Highway Hero candidates, usually nominated by companies, family or friends, can win more than just applause and a plaque. Goodyear presents the top hero with a $10,000 savings bond and a Highway Hero ring. The three finalists each receive a $5,000 savings bond.

This year's finalists are: Rick Tower, Yreka, Calif., a driver for Earl Bryant Trucking who rescued a woman from her sinking car; David Virgoe, Innisfil, Ont., a driver for Wilburn Archer Trucking who died after he swerved his tanker to miss street racers and crashed to avoid oncoming traffic; and Ronnie Greene, Regina, N.M., a driver for A. Passmore & Sons who saved a pregnant woman from an attack after she was run down by a car.

But the program doesn't stop with honoring them. Through extensive public relations efforts, Goodyear makes sure the whole country knows of their heroism. The message: Truckers are caring people who will risk their own lives to save others.

Press releases go out on the business wire and to mainstream media. Hometown papers, radio and TV stations run stories and interviews with the heroes. Fox aired national coverage last year, and don't be surprised if you see Richard and Janet on TV soon.

The Filiczkowskis are naming their new truck "Abby's Angels" and making it a rolling memorial to Dr. Bern, whose funeral they attended. They're also donating two cents per mile from the truck - and half of their $10,000 prize - to the Bern family college fund.

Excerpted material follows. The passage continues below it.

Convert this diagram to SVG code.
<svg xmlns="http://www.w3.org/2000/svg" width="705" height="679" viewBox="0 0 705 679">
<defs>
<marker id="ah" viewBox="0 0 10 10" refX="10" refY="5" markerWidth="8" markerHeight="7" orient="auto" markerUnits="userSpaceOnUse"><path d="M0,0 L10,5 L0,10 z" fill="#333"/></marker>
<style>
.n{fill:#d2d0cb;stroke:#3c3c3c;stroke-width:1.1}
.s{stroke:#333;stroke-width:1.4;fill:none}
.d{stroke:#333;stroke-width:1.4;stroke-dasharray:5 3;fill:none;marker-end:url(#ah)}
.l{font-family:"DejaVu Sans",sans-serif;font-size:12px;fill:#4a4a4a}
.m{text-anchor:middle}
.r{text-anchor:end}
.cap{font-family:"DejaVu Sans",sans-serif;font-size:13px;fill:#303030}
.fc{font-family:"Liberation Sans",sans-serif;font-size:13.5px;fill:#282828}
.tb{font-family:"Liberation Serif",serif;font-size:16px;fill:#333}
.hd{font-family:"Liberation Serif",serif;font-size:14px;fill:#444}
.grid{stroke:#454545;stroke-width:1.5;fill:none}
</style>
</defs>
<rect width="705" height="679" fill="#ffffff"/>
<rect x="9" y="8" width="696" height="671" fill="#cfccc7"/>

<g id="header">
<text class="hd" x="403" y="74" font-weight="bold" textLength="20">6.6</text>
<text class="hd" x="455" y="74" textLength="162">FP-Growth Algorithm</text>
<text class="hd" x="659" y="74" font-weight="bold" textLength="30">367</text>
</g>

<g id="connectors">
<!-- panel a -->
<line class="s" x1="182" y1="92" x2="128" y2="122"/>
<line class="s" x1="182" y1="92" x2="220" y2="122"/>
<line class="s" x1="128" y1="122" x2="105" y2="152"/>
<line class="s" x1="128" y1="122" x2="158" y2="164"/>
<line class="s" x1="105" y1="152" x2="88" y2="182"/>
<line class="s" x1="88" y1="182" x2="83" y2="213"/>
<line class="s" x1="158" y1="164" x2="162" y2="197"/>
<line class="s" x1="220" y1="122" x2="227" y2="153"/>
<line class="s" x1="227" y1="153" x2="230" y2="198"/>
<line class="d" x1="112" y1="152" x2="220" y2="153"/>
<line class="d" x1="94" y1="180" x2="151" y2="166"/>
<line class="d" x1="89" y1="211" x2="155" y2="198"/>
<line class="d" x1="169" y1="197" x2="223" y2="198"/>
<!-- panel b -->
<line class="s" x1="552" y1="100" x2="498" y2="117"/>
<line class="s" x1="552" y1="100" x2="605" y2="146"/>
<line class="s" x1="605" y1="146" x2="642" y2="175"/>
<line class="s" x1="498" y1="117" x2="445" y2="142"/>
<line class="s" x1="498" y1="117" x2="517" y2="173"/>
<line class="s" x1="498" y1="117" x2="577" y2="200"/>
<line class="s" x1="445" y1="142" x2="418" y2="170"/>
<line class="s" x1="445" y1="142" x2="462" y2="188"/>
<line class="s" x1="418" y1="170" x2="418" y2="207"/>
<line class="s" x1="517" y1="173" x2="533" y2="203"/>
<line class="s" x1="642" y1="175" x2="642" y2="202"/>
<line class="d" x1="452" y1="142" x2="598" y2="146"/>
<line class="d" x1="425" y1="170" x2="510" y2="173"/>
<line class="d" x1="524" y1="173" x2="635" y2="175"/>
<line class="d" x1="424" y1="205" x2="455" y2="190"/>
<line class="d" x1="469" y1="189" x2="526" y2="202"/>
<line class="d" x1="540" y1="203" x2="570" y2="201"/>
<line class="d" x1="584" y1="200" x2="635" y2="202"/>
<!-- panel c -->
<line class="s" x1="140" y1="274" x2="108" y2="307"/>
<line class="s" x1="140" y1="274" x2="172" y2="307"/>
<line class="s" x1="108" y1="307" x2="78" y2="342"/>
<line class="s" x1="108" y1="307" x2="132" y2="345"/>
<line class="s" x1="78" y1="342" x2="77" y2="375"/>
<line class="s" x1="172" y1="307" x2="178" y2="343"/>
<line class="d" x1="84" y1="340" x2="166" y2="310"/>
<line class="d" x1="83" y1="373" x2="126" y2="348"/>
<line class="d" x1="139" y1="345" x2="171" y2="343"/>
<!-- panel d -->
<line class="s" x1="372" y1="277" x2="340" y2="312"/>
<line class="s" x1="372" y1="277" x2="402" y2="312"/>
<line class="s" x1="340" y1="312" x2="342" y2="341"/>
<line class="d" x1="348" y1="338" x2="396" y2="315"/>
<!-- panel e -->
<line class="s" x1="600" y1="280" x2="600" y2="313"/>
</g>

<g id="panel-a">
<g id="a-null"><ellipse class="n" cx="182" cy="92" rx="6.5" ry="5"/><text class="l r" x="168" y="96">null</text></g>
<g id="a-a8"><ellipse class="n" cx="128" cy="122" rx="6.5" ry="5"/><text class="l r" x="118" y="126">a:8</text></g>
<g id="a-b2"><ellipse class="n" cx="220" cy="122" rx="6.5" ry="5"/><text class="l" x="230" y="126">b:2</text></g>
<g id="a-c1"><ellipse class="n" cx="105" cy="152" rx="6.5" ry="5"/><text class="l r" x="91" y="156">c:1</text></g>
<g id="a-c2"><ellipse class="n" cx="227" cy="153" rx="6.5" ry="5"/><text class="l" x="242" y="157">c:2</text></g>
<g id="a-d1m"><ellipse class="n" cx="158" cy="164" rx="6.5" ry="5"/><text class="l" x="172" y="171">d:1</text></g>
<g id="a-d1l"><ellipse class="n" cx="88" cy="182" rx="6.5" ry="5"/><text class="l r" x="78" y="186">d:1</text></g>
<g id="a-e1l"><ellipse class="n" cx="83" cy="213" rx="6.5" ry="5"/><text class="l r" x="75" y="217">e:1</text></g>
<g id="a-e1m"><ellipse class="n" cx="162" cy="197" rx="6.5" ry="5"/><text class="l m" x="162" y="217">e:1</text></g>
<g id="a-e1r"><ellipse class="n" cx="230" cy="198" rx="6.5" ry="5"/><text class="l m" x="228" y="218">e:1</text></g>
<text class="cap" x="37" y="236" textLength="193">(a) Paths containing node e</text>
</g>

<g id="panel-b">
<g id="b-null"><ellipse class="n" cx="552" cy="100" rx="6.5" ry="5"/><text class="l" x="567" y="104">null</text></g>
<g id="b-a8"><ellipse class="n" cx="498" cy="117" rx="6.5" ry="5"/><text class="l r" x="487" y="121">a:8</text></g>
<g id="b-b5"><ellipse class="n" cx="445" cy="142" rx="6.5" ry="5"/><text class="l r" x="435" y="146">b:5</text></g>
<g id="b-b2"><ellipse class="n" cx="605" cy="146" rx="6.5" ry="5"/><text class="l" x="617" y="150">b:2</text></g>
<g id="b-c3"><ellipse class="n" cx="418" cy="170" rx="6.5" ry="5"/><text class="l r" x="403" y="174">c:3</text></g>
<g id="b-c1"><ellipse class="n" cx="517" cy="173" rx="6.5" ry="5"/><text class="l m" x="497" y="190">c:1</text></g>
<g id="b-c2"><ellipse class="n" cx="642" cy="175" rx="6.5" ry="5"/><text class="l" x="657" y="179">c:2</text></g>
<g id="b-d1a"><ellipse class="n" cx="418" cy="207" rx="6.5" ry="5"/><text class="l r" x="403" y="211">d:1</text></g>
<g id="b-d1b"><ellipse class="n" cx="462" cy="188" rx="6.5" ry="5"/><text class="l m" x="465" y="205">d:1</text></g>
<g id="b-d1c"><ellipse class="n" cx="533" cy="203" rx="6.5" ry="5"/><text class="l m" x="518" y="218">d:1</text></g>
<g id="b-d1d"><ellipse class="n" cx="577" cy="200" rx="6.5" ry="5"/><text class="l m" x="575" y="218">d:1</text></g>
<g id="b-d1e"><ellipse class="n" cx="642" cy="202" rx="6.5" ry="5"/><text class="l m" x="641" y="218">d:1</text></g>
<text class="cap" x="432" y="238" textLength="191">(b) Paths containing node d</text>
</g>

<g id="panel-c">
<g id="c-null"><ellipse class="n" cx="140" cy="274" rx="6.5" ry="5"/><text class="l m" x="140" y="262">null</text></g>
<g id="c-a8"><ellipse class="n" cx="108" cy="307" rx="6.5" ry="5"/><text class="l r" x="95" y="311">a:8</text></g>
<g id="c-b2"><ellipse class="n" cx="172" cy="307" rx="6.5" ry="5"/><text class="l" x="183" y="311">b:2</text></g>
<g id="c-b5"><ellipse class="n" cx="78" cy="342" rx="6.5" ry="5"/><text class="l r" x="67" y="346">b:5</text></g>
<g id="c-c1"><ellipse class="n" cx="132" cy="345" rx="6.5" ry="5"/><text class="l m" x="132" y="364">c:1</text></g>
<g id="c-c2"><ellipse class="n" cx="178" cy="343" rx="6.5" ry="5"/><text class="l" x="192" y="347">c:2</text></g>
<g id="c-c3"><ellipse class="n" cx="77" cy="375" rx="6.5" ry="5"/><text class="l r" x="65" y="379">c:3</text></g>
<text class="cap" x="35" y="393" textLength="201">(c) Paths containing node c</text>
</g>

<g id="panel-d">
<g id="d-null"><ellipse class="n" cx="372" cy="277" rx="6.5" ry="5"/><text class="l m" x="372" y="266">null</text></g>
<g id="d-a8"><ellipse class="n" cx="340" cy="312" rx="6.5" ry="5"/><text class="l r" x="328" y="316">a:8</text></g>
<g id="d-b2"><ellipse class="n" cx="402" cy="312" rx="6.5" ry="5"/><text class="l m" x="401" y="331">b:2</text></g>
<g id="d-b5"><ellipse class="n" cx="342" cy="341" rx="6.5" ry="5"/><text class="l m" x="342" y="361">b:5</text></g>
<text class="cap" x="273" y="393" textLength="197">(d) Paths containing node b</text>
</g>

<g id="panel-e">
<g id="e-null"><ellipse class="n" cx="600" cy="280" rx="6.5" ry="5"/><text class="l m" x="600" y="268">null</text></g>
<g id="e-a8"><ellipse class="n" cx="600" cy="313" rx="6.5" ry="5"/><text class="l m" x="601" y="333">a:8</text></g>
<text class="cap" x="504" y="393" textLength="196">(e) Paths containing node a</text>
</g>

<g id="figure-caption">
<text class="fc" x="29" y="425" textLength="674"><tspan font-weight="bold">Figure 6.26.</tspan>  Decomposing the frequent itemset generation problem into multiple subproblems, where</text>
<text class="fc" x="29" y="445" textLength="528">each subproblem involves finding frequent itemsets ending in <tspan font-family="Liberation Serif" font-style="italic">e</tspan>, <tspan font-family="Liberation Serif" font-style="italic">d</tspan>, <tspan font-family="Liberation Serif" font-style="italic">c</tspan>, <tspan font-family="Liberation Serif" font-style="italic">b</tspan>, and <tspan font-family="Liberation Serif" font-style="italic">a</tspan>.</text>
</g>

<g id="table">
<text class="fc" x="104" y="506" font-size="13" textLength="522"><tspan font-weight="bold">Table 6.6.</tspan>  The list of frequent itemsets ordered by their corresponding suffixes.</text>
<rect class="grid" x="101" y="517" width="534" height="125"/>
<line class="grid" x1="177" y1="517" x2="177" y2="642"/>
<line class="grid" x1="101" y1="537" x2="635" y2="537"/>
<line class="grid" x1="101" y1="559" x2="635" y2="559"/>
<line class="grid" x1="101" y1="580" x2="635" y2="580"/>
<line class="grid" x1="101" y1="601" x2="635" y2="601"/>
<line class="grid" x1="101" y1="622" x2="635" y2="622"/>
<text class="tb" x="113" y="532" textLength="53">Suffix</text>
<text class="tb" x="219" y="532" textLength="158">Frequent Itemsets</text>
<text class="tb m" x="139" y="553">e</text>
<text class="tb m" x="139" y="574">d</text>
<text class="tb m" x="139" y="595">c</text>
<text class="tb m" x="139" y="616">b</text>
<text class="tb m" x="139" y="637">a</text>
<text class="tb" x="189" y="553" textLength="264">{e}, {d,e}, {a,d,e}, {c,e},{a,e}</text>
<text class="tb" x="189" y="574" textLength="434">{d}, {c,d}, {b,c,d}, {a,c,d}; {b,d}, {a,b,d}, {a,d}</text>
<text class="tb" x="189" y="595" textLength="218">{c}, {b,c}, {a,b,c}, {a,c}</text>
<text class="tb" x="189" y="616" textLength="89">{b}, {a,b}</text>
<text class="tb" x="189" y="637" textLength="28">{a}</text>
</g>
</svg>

When they were in Louisville for the ceremony, the couple met another special person: Ronnie Stapleton, the first Goodyear Highway Hero. Twenty-five years ago he tore off the back door of a burning car with his bare hands to save two unconscious men.

Stapleton, who has donated his service as pastor of his Beckley, W.Va., church for the past 28 years, now owns two trucks, which he and one of his sons drive. He has his own authority and has three owner-operators leased to him. Here's something that should surprise no one: He lets them keep all the revenue from their hauls.

These are the kinds of people who Goodyear brings to the public's attention - people who are the heart and soul of trucking. It's a message that benefits everyone in this industry. Hats off to Goodyear.